I grandi partiti-contenitore concepiti da Veltroni e Berlusconi per alternarsi al governo grazie a una legge elettorale maggioritaria sono stati destrutturati e ridotti all’impotenza (nessuno dei due può governare, già dal novembre 2011) non dall’abilità di Grillo o dalla sola crisi economica ma da un processo di lungo periodo che Revelli nel libro descrive così: “In fondo il ‘partito di massa’ novecentesco – quello che ha contrassegnato per quasi un secolo la forma idealtipica della organizzazione politica e della democrazia rappresentativa – si era plasmato sulla matrice delle grandi burocrazie pubbliche: sulla forma di quello Stato nazionale di cui si candidava a costituire il cuore. E sulla struttura dei grandi sistemi produttivi nati a ridosso della seconda rivoluzione industriale. Fabbriche del consenso e della legittimazione, avevano assunto la stessa logica di funzionamento delle grandi fabbriche di prodotti e di servizi, centralizzate e burocratizzate, meccanizzate e standardizzate, rigide e rigorosamente territorializzate, pensate per la programmazione e la pianificazione di lungo periodo. Non poteva sopravvivere quel modello di partito – in quell’assetto – nell’epoca dell’interdipendenza globale e dell’esternalizzazione, dei sistemi reticolari a geometria variabile e della gestione sistematica dell’incertezza e dell’imprevedibilità. Nell’universo ‘liquido’ dell’ipermodernità post-industriale, per dirla con Zygmunt Bauman”.

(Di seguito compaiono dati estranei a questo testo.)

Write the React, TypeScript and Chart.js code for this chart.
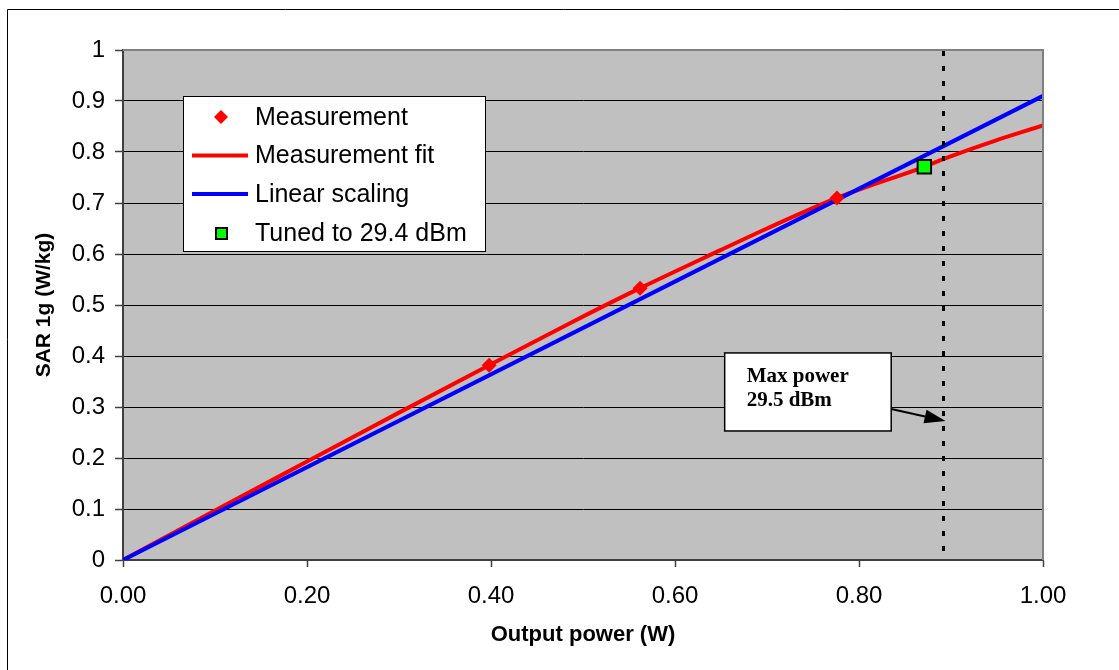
import React, { useEffect, useRef } from "react";
import { Chart, registerables } from "chart.js";

Chart.register(...registerables);

// ---- data ----
const MEAS_X = [0.398, 0.562, 0.776];
const MEAS_Y = [0.382, 0.533, 0.71];

const FIT_X = [0, 0.1, 0.2, 0.3, 0.398, 0.48, 0.562, 0.65, 0.7, 0.776, 0.82, 0.871, 0.89, 0.946, 1.0];
const FIT_Y = [0, 0.097, 0.193, 0.289, 0.382, 0.459, 0.533, 0.608, 0.65, 0.71, 0.739, 0.771, 0.785, 0.821, 0.852];

const LIN_X = [0, 1.0];
const LIN_Y = [0, 0.91];

const TUNED_X = [0.871];
const TUNED_Y = [0.771];

const MAX_POWER_X = 0.891;

const SERIES_LABELS = ["Measurement", "Measurement fit", "Linear scaling", "Tuned to 29.4 dBm"];
const ANNOTATION_LINES = ["Max power", "29.5 dBm"];
const X_TITLE = "Output power (W)";
const Y_TITLE = "SAR 1g (W/kg)";
const X_RANGE = [0, 1];
const Y_RANGE = [0, 1];
const X_STEP = 0.2;
const Y_STEP = 0.1;

// annotation box corners & arrow, in data units
const BOX_X = [0.654, 0.835];
const BOX_Y = [0.406, 0.253];
const ARROW_FROM_Y = 0.296;
const ARROW_TO_Y = 0.2725;

const SANS = "'Liberation Sans', Arial, sans-serif";
const SERIF = "'Liberation Serif', 'Times New Roman', serif";

const zip = (xs: number[], ys: number[]) => xs.map((x, i) => ({ x, y: ys[i] }));

const decor = {
  id: "decor",
  beforeDraw(chart: any) {
    const { ctx, chartArea: a, width, height } = chart;
    ctx.save();
    ctx.fillStyle = "#ffffff";
    ctx.fillRect(0, 0, width, height);
    ctx.strokeStyle = "#000";
    ctx.lineWidth = 1;
    ctx.beginPath();
    ctx.moveTo(7.5, height);
    ctx.lineTo(7.5, 9.5);
    ctx.lineTo(width, 9.5);
    ctx.stroke();
    ctx.fillStyle = "#C0C0C0";
    ctx.fillRect(a.left, a.top, a.right - a.left, a.bottom - a.top);
    ctx.restore();
  },
  afterDraw(chart: any) {
    const { ctx, chartArea: a } = chart;
    const xs = chart.scales.x;
    const ys = chart.scales.y;
    ctx.save();
    // plot border top & right
    ctx.strokeStyle = "#808080";
    ctx.lineWidth = 2;
    ctx.beginPath();
    ctx.moveTo(a.left, a.top);
    ctx.lineTo(a.right, a.top);
    ctx.lineTo(a.right, a.bottom);
    ctx.stroke();

    // dashed max power line
    const mx = Math.round(xs.getPixelForValue(MAX_POWER_X)) + 0.5;
    ctx.strokeStyle = "#000";
    ctx.lineWidth = 3;
    ctx.setLineDash([5, 10]);
    ctx.beginPath();
    ctx.moveTo(mx, a.top + 1);
    ctx.lineTo(mx, a.bottom);
    ctx.stroke();
    ctx.setLineDash([]);

    // annotation box
    const bx0 = xs.getPixelForValue(BOX_X[0]);
    const bx1 = xs.getPixelForValue(BOX_X[1]);
    const by0 = ys.getPixelForValue(BOX_Y[0]);
    const by1 = ys.getPixelForValue(BOX_Y[1]);
    ctx.fillStyle = "#fff";
    ctx.fillRect(bx0, by0, bx1 - bx0, by1 - by0);
    ctx.strokeStyle = "#000";
    ctx.lineWidth = 1.5;
    ctx.strokeRect(bx0, by0, bx1 - bx0, by1 - by0);
    ctx.fillStyle = "#000";
    ctx.font = `bold 21px ${SERIF}`;
    ctx.textBaseline = "alphabetic";
    ctx.textAlign = "left";
    ANNOTATION_LINES.forEach((t, i) => ctx.fillText(t, bx0 + 22, by0 + 29 + i * 24));

    // arrow
    const ax0 = bx1;
    const ay0 = ys.getPixelForValue(ARROW_FROM_Y);
    const ax1 = mx + 2;
    const ay1 = ys.getPixelForValue(ARROW_TO_Y);
    const ang = Math.atan2(ay1 - ay0, ax1 - ax0);
    const hl = 21;
    const hw = 7;
    const bxp = ax1 - hl * Math.cos(ang);
    const byp = ay1 - hl * Math.sin(ang);
    ctx.lineWidth = 2;
    ctx.beginPath();
    ctx.moveTo(ax0, ay0);
    ctx.lineTo(bxp, byp);
    ctx.stroke();
    ctx.beginPath();
    ctx.moveTo(ax1, ay1);
    ctx.lineTo(bxp - hw * Math.sin(ang), byp + hw * Math.cos(ang));
    ctx.lineTo(bxp + hw * Math.sin(ang), byp - hw * Math.cos(ang));
    ctx.closePath();
    ctx.fill();

    // legend
    const lx = a.left + 60;
    const ly = a.top + 46;
    const lw = 302;
    const lh = 155;
    ctx.fillStyle = "#fff";
    ctx.fillRect(lx, ly, lw, lh);
    ctx.strokeStyle = "#000";
    ctx.lineWidth = 1;
    ctx.strokeRect(Math.round(lx) + 0.5, Math.round(ly) + 0.5, lw, lh);
    const rows = [21, 59.5, 98, 137];
    const ds = chart.data.datasets;
    const order = [0, 1, 2, 3];
    ctx.font = `25px ${SANS}`;
    ctx.textBaseline = "middle";
    order.forEach((di, i) => {
      const d = ds[di];
      const cy = ly + rows[i];
      const cx = lx + 38;
      if (d.showLine) {
        ctx.strokeStyle = d.borderColor;
        ctx.lineWidth = 4;
        ctx.beginPath();
        ctx.moveTo(lx + 9, cy);
        ctx.lineTo(lx + 65, cy);
        ctx.stroke();
      } else if (d.pointStyle === "rectRot") {
        ctx.fillStyle = d.pointBackgroundColor;
        ctx.beginPath();
        ctx.moveTo(cx, cy - 7);
        ctx.lineTo(cx + 7, cy);
        ctx.lineTo(cx, cy + 7);
        ctx.lineTo(cx - 7, cy);
        ctx.closePath();
        ctx.fill();
      } else {
        ctx.fillStyle = d.pointBackgroundColor;
        ctx.strokeStyle = d.pointBorderColor;
        ctx.lineWidth = 2;
        ctx.fillRect(cx - 5, cy - 5, 11, 11);
        ctx.strokeRect(cx - 5, cy - 5, 11, 11);
      }
      ctx.fillStyle = "#000";
      ctx.fillText(d.label, lx + 72, cy + 1);
    });
    ctx.restore();
  },
};

export default function App() {
  const ref = useRef<HTMLCanvasElement | null>(null);
  useEffect(() => {
    if (!ref.current) return;
    const chart = new Chart(ref.current, {
      type: "scatter",
      data: {
        datasets: [
          {
            label: SERIES_LABELS[0],
            data: zip(MEAS_X, MEAS_Y),
            showLine: false,
            pointStyle: "rectRot",
            pointRadius: 7.5,
            pointBackgroundColor: "#FF0000",
            pointBorderColor: "#FF0000",
            pointBorderWidth: 0,
            order: 1,
          },
          {
            label: SERIES_LABELS[1],
            data: zip(FIT_X, FIT_Y),
            showLine: true,
            borderColor: "#FF0000",
            borderWidth: 4,
            pointRadius: 0,
            cubicInterpolationMode: "monotone",
            order: 3,
          },
          {
            label: SERIES_LABELS[2],
            data: zip(LIN_X, LIN_Y),
            showLine: true,
            borderColor: "#0000FF",
            borderWidth: 4,
            pointRadius: 0,
            order: 2,
          },
          {
            label: SERIES_LABELS[3],
            data: zip(TUNED_X, TUNED_Y),
            showLine: false,
            pointStyle: "rect",
            pointRadius: 9.5,
            pointBackgroundColor: "#00FF00",
            pointBorderColor: "#000000",
            pointBorderWidth: 2,
            order: 0,
          },
        ] as any,
      },
      options: {
        responsive: false,
        devicePixelRatio: 1,
        animation: false,
        events: [],
        layout: { padding: { left: 0, top: 50, right: 76, bottom: 0 } },
        plugins: { legend: { display: false }, tooltip: { enabled: false } },
        scales: {
          x: {
            type: "linear",
            position: "bottom",
            min: X_RANGE[0],
            max: X_RANGE[1],
            afterFit: (s: any) => {
              s.height = 110;
            },
            grid: { drawOnChartArea: false, drawTicks: true, tickLength: 7, tickColor: "#404040", tickWidth: 1.5 },
            border: { color: "#404040", width: 2 },
            ticks: {
              stepSize: X_STEP,
              autoSkip: false,
              maxRotation: 0,
              color: "#000",
              padding: 15,
              font: { family: SANS, size: 24 },
              callback: (v: any) => Number(v).toFixed(2),
            },
            title: {
              display: true,
              text: X_TITLE,
              color: "#000",
              font: { family: SANS, size: 22, weight: "bold" },
              padding: { top: 0, bottom: 22 },
            },
          },
          y: {
            type: "linear",
            position: "left",
            min: Y_RANGE[0],
            max: Y_RANGE[1],
            afterFit: (s: any) => {
              s.width = 123;
            },
            grid: { color: "#000", lineWidth: 1, drawTicks: true, tickLength: 8, tickColor: "#404040", tickWidth: 1.5 },
            border: { color: "#404040", width: 2 },
            ticks: {
              stepSize: Y_STEP,
              autoSkip: false,
              color: "#000",
              padding: 10,
              font: { family: SANS, size: 24 },
              callback: (v: any) => String(Number(Number(v).toFixed(1))),
            },
            title: {
              display: true,
              text: Y_TITLE,
              color: "#000",
              font: { family: SANS, size: 21, weight: "bold" },
              padding: { top: 32, bottom: 0 },
            },
          },
        },
      } as any,
      plugins: [decor],
    });
    return () => chart.destroy();
  }, []);
  return (
    <div style={{ position: "fixed", left: 0, top: 0, width: 1119, height: 670, overflow: "hidden", background: "#fff" }}>
      <canvas ref={ref} width={1119} height={670} style={{ display: "block", width: 1119, height: 670 }} />
    </div>
  );
}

Forme dell’economia e forme della politica vanno insieme, dice Carlo Galli: “Il neoliberismo crea una ‘democrazia liquida’, un’arena politica destrutturata dove si affermano offerte politiche occasionali, che profittano di zampilli improvvisi di energia politica”. Lo zampillo del Moviemento 5 stelle si è trasformato, nell’anno di governo Monti, in un fiume prima e in uno tsunami poi.

Il libro di Revelli aiuta a capire perché il progetto politico con cui Monti e Bersani si sono presentati alle elezioni, tenere fuori dal governo i due populismi rappresentati da Berlusconi a destra e da Grillo a sinistra sia fallito: in una crisi di sistema hanno successo i partiti antisistema. In quella che Bernard Manin ha definito già qualche anno fa “democrazia del pubblico” i politici si trovano a recitare su un palcoscenico dove le caratteristiche del leader e l’abilità nell’improvvisazione fanno premio su ogni altra dote.

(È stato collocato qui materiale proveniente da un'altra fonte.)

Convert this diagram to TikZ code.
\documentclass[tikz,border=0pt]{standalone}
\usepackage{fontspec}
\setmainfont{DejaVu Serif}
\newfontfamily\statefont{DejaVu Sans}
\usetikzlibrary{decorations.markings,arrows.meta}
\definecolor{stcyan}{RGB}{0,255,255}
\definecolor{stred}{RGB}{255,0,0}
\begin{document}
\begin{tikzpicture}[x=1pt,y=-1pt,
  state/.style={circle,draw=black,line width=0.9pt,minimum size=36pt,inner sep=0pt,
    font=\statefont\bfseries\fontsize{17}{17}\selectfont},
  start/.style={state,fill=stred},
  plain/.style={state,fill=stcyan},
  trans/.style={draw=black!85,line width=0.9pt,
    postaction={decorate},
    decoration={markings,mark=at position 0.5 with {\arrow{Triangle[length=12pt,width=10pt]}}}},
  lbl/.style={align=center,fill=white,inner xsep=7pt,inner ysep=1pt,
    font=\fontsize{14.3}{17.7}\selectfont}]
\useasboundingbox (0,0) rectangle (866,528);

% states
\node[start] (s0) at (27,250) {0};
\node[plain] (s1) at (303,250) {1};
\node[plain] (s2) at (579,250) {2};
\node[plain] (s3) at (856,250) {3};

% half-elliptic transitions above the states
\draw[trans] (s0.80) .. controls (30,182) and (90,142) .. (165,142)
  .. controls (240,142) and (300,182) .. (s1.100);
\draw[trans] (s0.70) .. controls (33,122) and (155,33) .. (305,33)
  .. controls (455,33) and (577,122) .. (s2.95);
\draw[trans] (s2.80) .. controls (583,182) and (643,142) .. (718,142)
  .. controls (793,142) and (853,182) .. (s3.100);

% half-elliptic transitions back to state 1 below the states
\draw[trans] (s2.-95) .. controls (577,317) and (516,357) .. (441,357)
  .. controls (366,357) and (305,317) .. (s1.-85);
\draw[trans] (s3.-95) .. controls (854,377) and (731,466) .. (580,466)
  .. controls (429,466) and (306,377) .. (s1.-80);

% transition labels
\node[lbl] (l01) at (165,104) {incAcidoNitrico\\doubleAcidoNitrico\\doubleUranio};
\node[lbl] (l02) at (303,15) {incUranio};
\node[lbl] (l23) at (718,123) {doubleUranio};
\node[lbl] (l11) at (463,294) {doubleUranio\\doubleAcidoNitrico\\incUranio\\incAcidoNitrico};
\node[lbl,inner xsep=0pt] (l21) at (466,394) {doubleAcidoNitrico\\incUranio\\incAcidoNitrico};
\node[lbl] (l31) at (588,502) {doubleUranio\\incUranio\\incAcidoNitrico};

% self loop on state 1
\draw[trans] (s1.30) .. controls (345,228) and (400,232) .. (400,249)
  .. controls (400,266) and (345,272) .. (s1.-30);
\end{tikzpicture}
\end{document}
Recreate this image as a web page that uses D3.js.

Apparentemente questa situazione “riavvicina” i cittadini e i politici, prima separati dal burocratico funzionamento delle macchine di partito, ma in realtà la distanza fra rappresentati e rappresentanti in questa situazione è aumentata: a teatro non c’è terreno comune fra attori e spettatori, se non il diritto di questi ultimi di applaudire o di fischiare. Siamo in quella che Pierre Rosanvallon ha battezzato “controdemocrazia”: un sistema politico dove ci sono resistenze, veti, rivolte contro particolari progetti ma nessuna vera alternativa alle regole dettate dal neoliberismo e alle istituzioni che questo ha imposto.

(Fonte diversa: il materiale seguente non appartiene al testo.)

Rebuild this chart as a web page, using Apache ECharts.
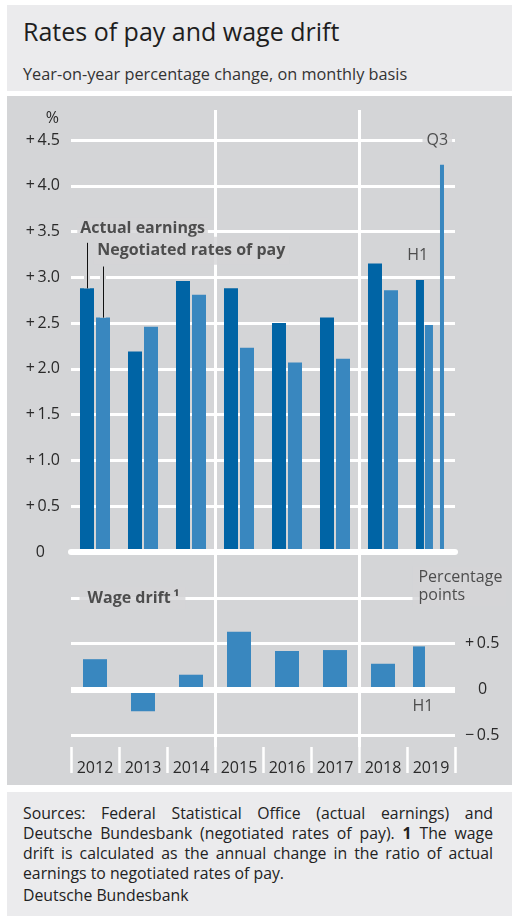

Per concludere, Revelli non spera in un impossibile ritorno indietro ma ipotizza, con Michael Walzer, una nuova divisione del lavoro fra partiti e movimenti: ai primi che “raccolgono voti” si relazionano i secondi “che mobilitano potenziali elettori e cercano di modificare i termini della raccolta di voti”. L’esperimento Obama è nato così. Che esso sia replicabile in Italia, dove il dialogo fra i vecchi partiti e i movimenti sembra azzerato, sembra impossibile ma il politologo piemontese non vede altre strade per salvare le nostre “democrazie fragili”.